-- START OF Material provided --

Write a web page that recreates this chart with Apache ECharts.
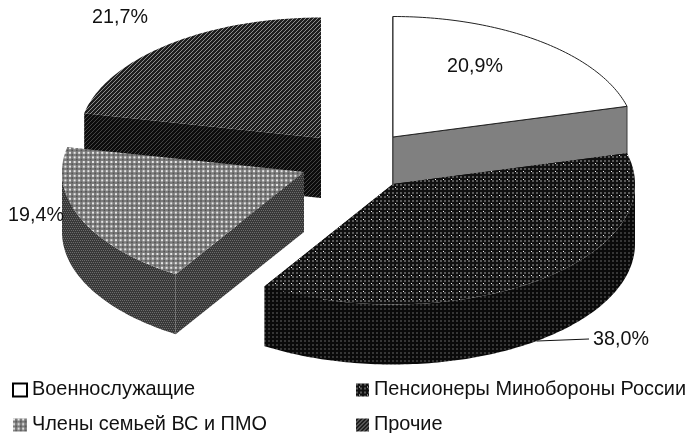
<!DOCTYPE html>
<html>
<head>
<meta charset="utf-8">
<style>html,body{margin:0;padding:0;background:#fff}#chart{width:692px;height:433px}</style>
<script src="https://cdn.jsdelivr.net/npm/echarts@6/dist/echarts.min.js"></script>
</head>
<body>
<div id="chart"></div>
<script>
// Shares of the pie, clockwise from the top
const categories = ['Военнослужащие', 'Пенсионеры Минобороны России', 'Члены семьей ВС и ПМО', 'Прочие'];
const shares = [20.9, 38.0, 19.4, 21.7];

// Projection of the pie: ellipse radii and wall height
const RX = 242, RY = 120.5, WALL = 60;
// Where each exploded slice has its centre and its percentage label
const centres = [[393, 137], [393, 184], [304, 172], [321, 138]];
const labelAnchors = [[475, 67], [621, 340], [36, 216], [120, 18]];
const FONT_SIZE = 19.7;
const LEGEND_FONT_SIZE = 19.9;
const FONT_FAMILY = '"Liberation Sans", Arial, sans-serif';
const FONT = FONT_SIZE + 'px ' + FONT_FAMILY;

// Small tiled bitmaps used for the hatched fills
function tile(w, h, base, paint) {
  const c = document.createElement('canvas');
  c.width = w; c.height = h;
  const g = c.getContext('2d');
  g.fillStyle = base; g.fillRect(0, 0, w, h);
  paint(g);
  return { image: c, repeat: 'repeat' };
}
function diagonal(base, light) {
  return tile(4, 4, base, g => {
    g.fillStyle = light;
    for (let i = 0; i < 4; i++) g.fillRect(i, 3 - i, 1, 1);
  });
}
const pensionTop = tile(8, 8, '#101010', g => {
  g.fillStyle = '#585858';
  [[0, 0], [4, 0], [0, 4], [4, 4]].forEach(p => g.fillRect(p[0], p[1], 2, 2));
  g.fillStyle = '#f4f4f4';
  g.fillRect(3, 3, 1, 1);
});
const pensionWall = tile(4, 4, '#0a0a0a', g => {
  g.fillStyle = '#363636';
  g.fillRect(0, 0, 2, 2);
});
const familyTop = tile(23, 23, '#7c7c7c', g => {
  for (let i = 0; i < 5; i++) for (let j = 0; j < 5; j++) {
    g.fillStyle = '#e6e6e6'; g.fillRect(i * 4.6, j * 4.6, 2, 2);
    g.fillStyle = '#555555'; g.fillRect(i * 4.6 + 2.4, j * 4.6 + 2.4, 1.6, 1.6);
  }
});
const familyWall = tile(4, 4, '#383838', g => {
  g.fillStyle = '#6a6a6a';
  g.fillRect(0, 0, 1, 1); g.fillRect(2, 0, 1, 1);
  g.fillRect(1, 2, 1, 1); g.fillRect(3, 2, 1, 1);
});
const otherTop = diagonal('#1e1e1e', '#8e8e8e');
const otherWall = diagonal('#0c0c0c', '#444444');

const topFills = ['#ffffff', pensionTop, familyTop, otherTop];
const wallFills = ['#808080', pensionWall, familyWall, otherWall];
const outlines = ['#222222', null, null, null];

function rim(c, deg, drop) {
  const a = deg * Math.PI / 180;
  return [c[0] + RX * Math.sin(a), c[1] - RY * Math.cos(a) + (drop || 0)];
}
function arc(c, from, to, drop) {
  const pts = [];
  const n = Math.max(1, Math.ceil(Math.abs(to - from)));
  for (let i = 0; i <= n; i++) pts.push(rim(c, from + (to - from) * i / n, drop));
  return pts;
}
function face(points, fill, stroke) {
  return {
    type: 'polygon',
    shape: { points },
    style: { fill, stroke: stroke || 'none', lineWidth: stroke ? 1 : 0 }
  };
}

// Each slice: cut faces, curved front wall, then the top surface and its label
function drawSlice(idx, params, api) {
  const value = api.value(0);
  const before = shares.slice(0, idx).reduce((s, v) => s + v, 0);
  const from = before * 3.6;
  const to = (before + value) * 3.6;
  const c = centres[idx];
  const fill = wallFills[idx];
  const stroke = outlines[idx] ? '#3a3a3a' : null;
  const children = [];
  [from, to].forEach(deg => {
    const p = rim(c, deg);
    children.push(face([c, p, [p[0], p[1] + WALL], [c[0], c[1] + WALL]], fill, stroke));
  });
  const wFrom = Math.max(from, 90), wTo = Math.min(to, 270);
  if (wTo > wFrom) {
    children.push(face(arc(c, wFrom, wTo, 0).concat(arc(c, wTo, wFrom, WALL)), fill, stroke));
  }
  children.push(face([c].concat(arc(c, from, to, 0)), topFills[idx], outlines[idx]));

  const anchor = labelAnchors[idx];
  if (idx === 1) {
    const start = rim(c, (from + to) / 2, WALL);
    children.push({
      type: 'line',
      shape: { x1: start[0], y1: start[1], x2: anchor[0] - 32, y2: anchor[1] - 1 },
      style: { stroke: '#111', lineWidth: 1 }
    });
  }
  children.push({
    type: 'text',
    style: {
      x: anchor[0], y: anchor[1],
      text: value.toFixed(1).replace('.', ',') + '%',
      font: FONT, fill: '#111', align: 'center', verticalAlign: 'middle'
    }
  });
  return { type: 'group', children };
}

// Rear slices are painted first so the front ones overlap them
const paintOrder = [3, 2, 0, 1];
const series = paintOrder.map(idx => ({
  type: 'custom',
  name: categories[idx],
  coordinateSystem: 'none',
  silent: true,
  animation: false,
  itemStyle: { color: '#000' },
  data: [[shares[idx]]],
  renderItem: (params, api) => drawSlice(idx, params, api)
}));

const legendText = { fontSize: LEGEND_FONT_SIZE, fontFamily: FONT_FAMILY, color: '#111' };
function legendColumn(left, width, names) {
  return {
    orient: 'vertical', left, top: 380, height: 90, itemGap: 15, itemWidth: width, itemHeight: 13,
    selectedMode: false, icon: 'rect', padding: 0, textStyle: legendText,
    data: names.map(i => ({
      name: categories[i],
      icon: 'rect',
      itemStyle: {
        color: topFills[i],
        borderColor: i === 0 ? '#000' : 'transparent',
        borderWidth: i === 0 ? 2 : 0
      }
    }))
  };
}

const chart = echarts.init(document.getElementById('chart'), null, { renderer: 'canvas' });
chart.setOption({
  backgroundColor: '#ffffff',
  animation: false,
  legend: [legendColumn(12, 14, [0, 2]), legendColumn(356, 13, [1, 3])],
  series
});
</script>
</body>
</html>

-- END OF Material provided --

Work instructions – Exactly as written, please give again the lines from the beginning of the listing through the line containing "const FONT = FONT_SIZE + 'px ' + FONT_FAMILY;", inclusive, without any pictures.

Result of the exercise –
Write a web page that recreates this chart with Apache ECharts.
<!DOCTYPE html>
<html>
<head>
<meta charset="utf-8">
<style>html,body{margin:0;padding:0;background:#fff}#chart{width:692px;height:433px}</style>
<script src="https://cdn.jsdelivr.net/npm/echarts@6/dist/echarts.min.js"></script>
</head>
<body>
<div id="chart"></div>
<script>
// Shares of the pie, clockwise from the top
const categories = ['Военнослужащие', 'Пенсионеры Минобороны России', 'Члены семьей ВС и ПМО', 'Прочие'];
const shares = [20.9, 38.0, 19.4, 21.7];

// Projection of the pie: ellipse radii and wall height
const RX = 242, RY = 120.5, WALL = 60;
// Where each exploded slice has its centre and its percentage label
const centres = [[393, 137], [393, 184], [304, 172], [321, 138]];
const labelAnchors = [[475, 67], [621, 340], [36, 216], [120, 18]];
const FONT_SIZE = 19.7;
const LEGEND_FONT_SIZE = 19.9;
const FONT_FAMILY = '"Liberation Sans", Arial, sans-serif';
const FONT = FONT_SIZE + 'px ' + FONT_FAMILY;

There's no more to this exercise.